In this section, we present the total average execution time of the proposed ear image enhancement using EJA and being compared with PSO and DE based ear image enhancement approaches. According to Algorithm 1, the average execution time (\(T_{exe}\)) is sum of average time of three operations such as updating candidate solutions (\(T_{upd}\)), calculating fitness value for every candidate solutions (\(T_{fit}\)), and evaluating mutation (\(T_{mut}\)). The total time taken (\(T_{exec}\)) by the proposed approach as follows:

$$\begin{aligned} T_{exec}=T_{upd}+T_{fit}+T_{mut} \end{aligned}$$
(21)

In this work, we execute each approach 25 times to compute the average execution time. The experiments are implemented in MATLAB (R2017b) running on an Intel Core i5 PC with 2.6 GHz processor, 4 GB RAM, and Window 10 Operating System. For EJA, the average runtime for three operations (\(T_{upd}\)), (\(T_{fit}\)), and (\(T_{mut}\)) are computed to 0.017, 13.065, and 0.195 seconds respectively with the total execution time (\(T_{exce}\)) is 13.28 second. In EJA, adaptive mutation rate decides mutation operation. In the experiments, it has been observed that the average number of mutation operation is 26 out of 50 generations. However, mutation operator in DE is used for every generation and it takes 0.38 seconds which is approximately double as compared to the proposed EJA. Furthermore, two more operators (crossover and selection) of DE needs additional execution time as compared to the proposed EJA. Similarly, the average execution time of PSO based enhancement approach is very close to the proposed EJA due to slight difference in upgrading candidate solutions. However, in PSO, first velocity of the birds (candidate solutions) is evaluated then the position of individual birds (candidate solution) is updated with respect to the velocity of individual birds. In EJA, positions of the candidate solutions are directly updated with the help of the current best and worst solutions. Table 11 indicates the average execution time in seconds for PSO, DE, and the proposed EJA based ear image enhancement approaches. It clearly indicates that execution time of the proposed EJA is less in comparison to classical PSO and DE based enhancement approaches. In terms of space complexity, EJA requires less memory space than other meta-heuristic optimization algorithms because it does not require any algorithm-specific parameters for tuning and directly upgrading the candidate solutions. Hence, the overall results reveal that the proposed EJA is an efficient image enhancement approach for the practical applications.
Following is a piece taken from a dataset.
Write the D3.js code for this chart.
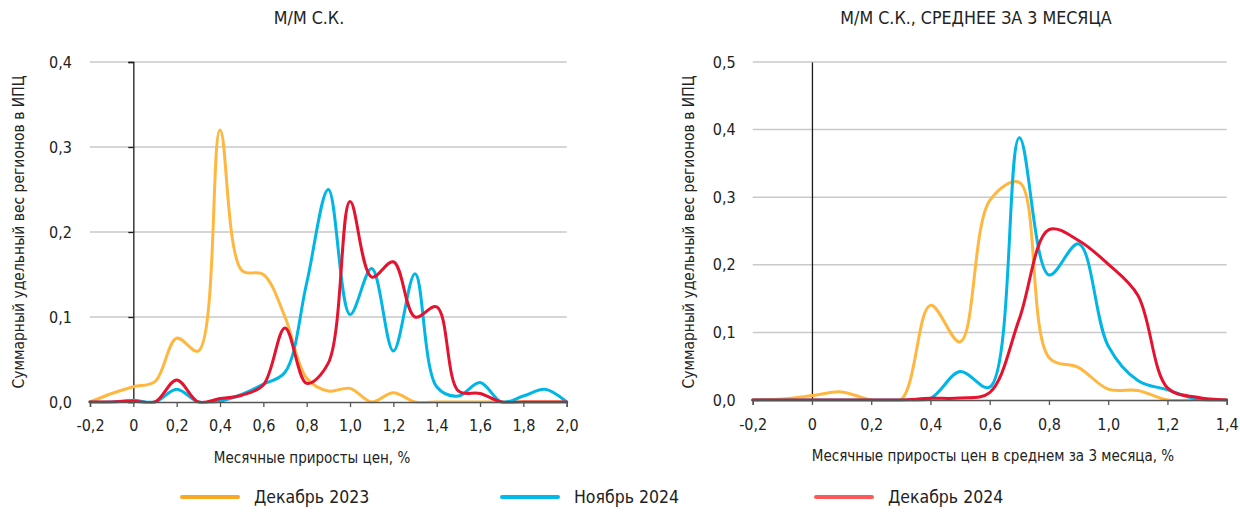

Table 11 The average execution time (in seconds) achieved by the three meta-heuristic based ear image enhancement approaches

6 Conclusion

In this paper, we proposed an ear biometric system by incorporating a new ear enhancement approach at the preprocessing stage using enhanced Jaya (EJA) meta-heuristic algorithm. The EJA introduces a mutation operator with the aim of faster convergence and improvement of the quality of ear images to enhance the performance of the ear biometric system. The proposed approach is tested with four benchmark databases from the literature. Computational results of the proposed enhancement technique are compared with two well-accepted conventional enhancement techniques such as histogram equalization, CLAHE, and two well-known meta-heuristic optimization like PSO and DE-based enhancement techniques. The qualitative and quantitative results based on four databases clearly indicate the superiority of the proposed technique. It is also observed that proposed approach of image enhancement can be well-suited in the ear biometric system owing to the improved contrast of the original ear images that leads to extract more discriminative features in the feature extraction stage and subsequently increases the recognition performance.

There are some limitations that require future study. We can try other dense local feature descriptors instead of SURF with the expectation of improvement in the performance. Again, the proposed approach can also be improved by incorporating a multi-objective meta-heuristic optimization technique. Besides, another direction of research can be the use of deep learning based image enhancement approach in ear biometrics.